** START SOURCE EXCERPT **
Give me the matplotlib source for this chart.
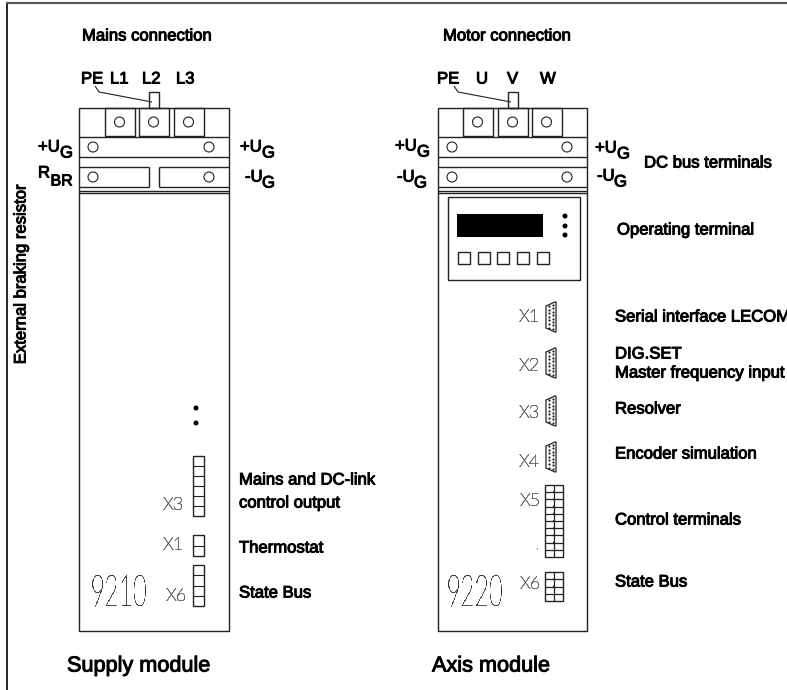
import numpy as np
import matplotlib
matplotlib.use('Agg')
import matplotlib.pyplot as plt
import matplotlib.patheffects as pe
from matplotlib.patches import Rectangle, Circle, Polygon

W, H = 787, 690
LINE = '#222222'

# module outlines: left, right
module_x = [(79, 229), (438, 587)]
band_y = [137, 157, 167, 187, 191, 193]
terminal_x = [[105, 139, 174], [463, 498, 532]]
bold_labels = [
    (82, 36, 'Mains connection'), (443, 36, 'Motor connection'),
    (81, 79, 'PE'), (110, 79, 'L1'), (142, 79, 'L2'), (176, 79, 'L3'),
    (437, 79, 'PE'), (476, 79, 'U'), (507, 79, 'V'), (540, 79, 'W'),
    (644, 163, 'DC bus terminals'), (617, 230, 'Operating terminal'),
    (615, 317, 'Serial interface LECOM'), (615, 354, 'DIG.SET'),
    (615, 373, 'Master frequency input'), (615, 409, 'Resolver'),
    (615, 454, 'Encoder simulation'), (615, 520, 'Control terminals'),
    (615, 582, 'State Bus'), (239, 480, 'Mains and DC-link'),
    (239, 503, 'control output'), (239, 548, 'Thermostat'), (239, 593, 'State Bus'),
]
ug_labels = [
    (38, 147, '+U'), (240, 147, '+U'), (245, 177, '-U'),
    (395, 146, '+U'), (397, 177, '-U'), (595, 148, '+U'), (597, 176, '-U'),
]
thin_labels = [(162, 505, 'X3'), (162, 545, 'X1'), (165, 596, 'X6'),
               (518, 317, 'X1'), (518, 366, 'X2'), (518, 413, 'X3'),
               (518, 462, 'X4'), (519, 501, 'X5'), (519, 584, 'X6')]
dsub_y = [302, 348, 396, 442]

fig = plt.figure(figsize=(W / 100, H / 100), dpi=100)
ax = fig.add_axes([0, 0, 1, 1])
ax.set_xlim(0, W)
ax.set_ylim(H, 0)
ax.axis('off')

def line(xs, ys, lw=1.0, color=LINE):
    ax.plot(xs, ys, color=color, lw=lw, solid_capstyle='butt')

def box(x0, y0, x1, y1, fc='none', lw=1.0):
    ax.add_patch(Rectangle((x0, y0), x1 - x0, y1 - y0, fc=fc, ec=LINE, lw=lw))

def ring(x, y, r=5):
    ax.add_patch(Circle((x, y), r, fc='white', ec=LINE, lw=0.8))

def dot(x, y, r=2.5):
    ax.add_patch(Circle((x, y), r, fc='black', ec='none'))

def bold(x, y, s, size=12, **kw):
    return ax.text(x, y, s, fontsize=size, family='Liberation Sans', va='center', color='black',
                   path_effects=[pe.withStroke(linewidth=0.7, foreground='black')], **kw)

def darken(img, dpi):
    # light font comes out too pale, the CAD lettering is thin but black
    img = img.copy()
    img[..., 3] = img[..., 3] ** 0.35
    return img, 0, 0

def squeeze(img, dpi):
    # the 9210/9220 digits are drawn very narrow
    img, _, _ = darken(img, dpi)
    h, w = img.shape[:2]
    new_w = int(w * 0.58)
    cols = np.linspace(0, w - 1, new_w).astype(int)
    return img[:, cols], (w - new_w) // 2 + 8, 0

# frame
line([6.5, 6.5], [3, H], lw=1.4)
line([6, W], [3, 3], lw=1.6, color='#555555')

# modules
for i, (x0, x1) in enumerate(module_x):
    box(x0, 108, x1, 631)
    for y in band_y:
        if i == 0 and y in (167, 187):
            line([x0, x0 + 70], [y, y])
            line([x0 + 80, x1], [y, y])
        else:
            line([x0, x1], [y, y])
    if i == 0:
        line([x0 + 70, x0 + 70], [167, 187])
        line([x0 + 80, x0 + 80], [167, 187])
    for tx in terminal_x[i]:
        box(tx, 108, tx + 30, 136)
        ring(tx + 14.5, 122)
    # PE tab and leader
    tab = terminal_x[i][1] + 10
    box(tab, 92, tab + 10, 108)
    line([x0 + 16, x0 + 20, x0 + 73], [86, 92, 102], lw=0.8)
    for cx, cy in [(x0 + 14, 147), (x1 - 20, 147), (x0 + 14, 177), (x1 - 20, 177)]:
        ring(cx, cy)

# operating terminal
box(448, 197, 580, 280)
ax.add_patch(Rectangle((457, 214), 86, 23, fc='black', ec='none'))
for y in [216, 226, 235]:
    dot(565, y)
for x in [458, 478, 497, 517, 537]:
    box(x, 252, x + 12, 264)

# D-sub connectors
for y in dsub_y:
    ax.add_patch(Polygon([(546, y + 4), (555, y), (556, y), (556, y + 30), (555, y + 30), (546, y + 26)],
                         closed=True, fc='white', ec=LINE, lw=0.9))
    ax.scatter([549] * 7 + [552.5] * 8, list(np.arange(7) * 3.6 + y + 4) + list(np.arange(8) * 3.4 + y + 3),
               s=2.5, c='#222222', linewidths=0)

# left module connector blocks
for y0, n, step in [(456, 6, 10), (535, 2, 10.5), (565, 4, 10.25)]:
    box(193, y0, 204, y0 + n * step)
    for k in range(1, n):
        line([193, 204], [y0 + k * step] * 2, lw=0.8)
dot(196, 408)
dot(196, 423)

# right module connector blocks
for y0, n, step in [(485, 10, 7.2), (572, 4, 7.3)]:
    box(545, y0, 563, y0 + n * step)
    line([554, 554], [y0, y0 + n * step], lw=0.9)
    for k in range(1, n):
        line([545, 563], [y0 + k * step] * 2, lw=0.9)
        if k < n - 1:
            dot(554, y0 + k * step, 1.0)
dot(537.5, 549, 0.5)

# texts
for x, y, s in bold_labels:
    bold(x, y, s)
for x, y, s in ug_labels:
    bold(x, y, s)
    bold(x + (22 if s[0] == '+' else 17), y + 6, 'G')
bold(38, 173, 'R')
bold(50.5, 181, 'BR', size=11.5)
bold(21, 274, 'External braking resistor', rotation=90, ha='center')
bold(67, 666, 'Supply module', size=15.6)
bold(432, 666, 'Axis module', size=15.6)

for x, y, s in thin_labels:
    t = ax.text(x, y, s, fontsize=13, family='Lato', weight='light', va='center', color='black')
    t.set_agg_filter(darken)
for x, s in [(110, '9210'), (467, '9220')]:
    t = ax.text(x, 594, s, fontsize=31, family='Lato', weight='light', ha='center', va='center', color='black')
    t.set_agg_filter(squeeze)

fig.savefig('out.png', dpi=100)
** END SOURCE EXCERPT **
In the copy, include no pictures; restate the listing above exactly.

Give me the matplotlib source for this chart.
import numpy as np
import matplotlib
matplotlib.use('Agg')
import matplotlib.pyplot as plt
import matplotlib.patheffects as pe
from matplotlib.patches import Rectangle, Circle, Polygon

W, H = 787, 690
LINE = '#222222'

# module outlines: left, right
module_x = [(79, 229), (438, 587)]
band_y = [137, 157, 167, 187, 191, 193]
terminal_x = [[105, 139, 174], [463, 498, 532]]
bold_labels = [
    (82, 36, 'Mains connection'), (443, 36, 'Motor connection'),
    (81, 79, 'PE'), (110, 79, 'L1'), (142, 79, 'L2'), (176, 79, 'L3'),
    (437, 79, 'PE'), (476, 79, 'U'), (507, 79, 'V'), (540, 79, 'W'),
    (644, 163, 'DC bus terminals'), (617, 230, 'Operating terminal'),
    (615, 317, 'Serial interface LECOM'), (615, 354, 'DIG.SET'),
    (615, 373, 'Master frequency input'), (615, 409, 'Resolver'),
    (615, 454, 'Encoder simulation'), (615, 520, 'Control terminals'),
    (615, 582, 'State Bus'), (239, 480, 'Mains and DC-link'),
    (239, 503, 'control output'), (239, 548, 'Thermostat'), (239, 593, 'State Bus'),
]
ug_labels = [
    (38, 147, '+U'), (240, 147, '+U'), (245, 177, '-U'),
    (395, 146, '+U'), (397, 177, '-U'), (595, 148, '+U'), (597, 176, '-U'),
]
thin_labels = [(162, 505, 'X3'), (162, 545, 'X1'), (165, 596, 'X6'),
               (518, 317, 'X1'), (518, 366, 'X2'), (518, 413, 'X3'),
               (518, 462, 'X4'), (519, 501, 'X5'), (519, 584, 'X6')]
dsub_y = [302, 348, 396, 442]

fig = plt.figure(figsize=(W / 100, H / 100), dpi=100)
ax = fig.add_axes([0, 0, 1, 1])
ax.set_xlim(0, W)
ax.set_ylim(H, 0)
ax.axis('off')

def line(xs, ys, lw=1.0, color=LINE):
    ax.plot(xs, ys, color=color, lw=lw, solid_capstyle='butt')

def box(x0, y0, x1, y1, fc='none', lw=1.0):
    ax.add_patch(Rectangle((x0, y0), x1 - x0, y1 - y0, fc=fc, ec=LINE, lw=lw))

def ring(x, y, r=5):
    ax.add_patch(Circle((x, y), r, fc='white', ec=LINE, lw=0.8))

def dot(x, y, r=2.5):
    ax.add_patch(Circle((x, y), r, fc='black', ec='none'))

def bold(x, y, s, size=12, **kw):
    return ax.text(x, y, s, fontsize=size, family='Liberation Sans', va='center', color='black',
                   path_effects=[pe.withStroke(linewidth=0.7, foreground='black')], **kw)

def darken(img, dpi):
    # light font comes out too pale, the CAD lettering is thin but black
    img = img.copy()
    img[..., 3] = img[..., 3] ** 0.35
    return img, 0, 0

def squeeze(img, dpi):
    # the 9210/9220 digits are drawn very narrow
    img, _, _ = darken(img, dpi)
    h, w = img.shape[:2]
    new_w = int(w * 0.58)
    cols = np.linspace(0, w - 1, new_w).astype(int)
    return img[:, cols], (w - new_w) // 2 + 8, 0

# frame
line([6.5, 6.5], [3, H], lw=1.4)
line([6, W], [3, 3], lw=1.6, color='#555555')

# modules
for i, (x0, x1) in enumerate(module_x):
    box(x0, 108, x1, 631)
    for y in band_y:
        if i == 0 and y in (167, 187):
            line([x0, x0 + 70], [y, y])
            line([x0 + 80, x1], [y, y])
        else:
            line([x0, x1], [y, y])
    if i == 0:
        line([x0 + 70, x0 + 70], [167, 187])
        line([x0 + 80, x0 + 80], [167, 187])
    for tx in terminal_x[i]:
        box(tx, 108, tx + 30, 136)
        ring(tx + 14.5, 122)
    # PE tab and leader
    tab = terminal_x[i][1] + 10
    box(tab, 92, tab + 10, 108)
    line([x0 + 16, x0 + 20, x0 + 73], [86, 92, 102], lw=0.8)
    for cx, cy in [(x0 + 14, 147), (x1 - 20, 147), (x0 + 14, 177), (x1 - 20, 177)]:
        ring(cx, cy)

# operating terminal
box(448, 197, 580, 280)
ax.add_patch(Rectangle((457, 214), 86, 23, fc='black', ec='none'))
for y in [216, 226, 235]:
    dot(565, y)
for x in [458, 478, 497, 517, 537]:
    box(x, 252, x + 12, 264)

# D-sub connectors
for y in dsub_y:
    ax.add_patch(Polygon([(546, y + 4), (555, y), (556, y), (556, y + 30), (555, y + 30), (546, y + 26)],
                         closed=True, fc='white', ec=LINE, lw=0.9))
    ax.scatter([549] * 7 + [552.5] * 8, list(np.arange(7) * 3.6 + y + 4) + list(np.arange(8) * 3.4 + y + 3),
               s=2.5, c='#222222', linewidths=0)

# left module connector blocks
for y0, n, step in [(456, 6, 10), (535, 2, 10.5), (565, 4, 10.25)]:
    box(193, y0, 204, y0 + n * step)
    for k in range(1, n):
        line([193, 204], [y0 + k * step] * 2, lw=0.8)
dot(196, 408)
dot(196, 423)

# right module connector blocks
for y0, n, step in [(485, 10, 7.2), (572, 4, 7.3)]:
    box(545, y0, 563, y0 + n * step)
    line([554, 554], [y0, y0 + n * step], lw=0.9)
    for k in range(1, n):
        line([545, 563], [y0 + k * step] * 2, lw=0.9)
        if k < n - 1:
            dot(554, y0 + k * step, 1.0)
dot(537.5, 549, 0.5)

# texts
for x, y, s in bold_labels:
    bold(x, y, s)
for x, y, s in ug_labels:
    bold(x, y, s)
    bold(x + (22 if s[0] == '+' else 17), y + 6, 'G')
bold(38, 173, 'R')
bold(50.5, 181, 'BR', size=11.5)
bold(21, 274, 'External braking resistor', rotation=90, ha='center')
bold(67, 666, 'Supply module', size=15.6)
bold(432, 666, 'Axis module', size=15.6)

for x, y, s in thin_labels:
    t = ax.text(x, y, s, fontsize=13, family='Lato', weight='light', va='center', color='black')
    t.set_agg_filter(darken)
for x, s in [(110, '9210'), (467, '9220')]:
    t = ax.text(x, 594, s, fontsize=31, family='Lato', weight='light', ha='center', va='center', color='black')
    t.set_agg_filter(squeeze)

fig.savefig('out.png', dpi=100)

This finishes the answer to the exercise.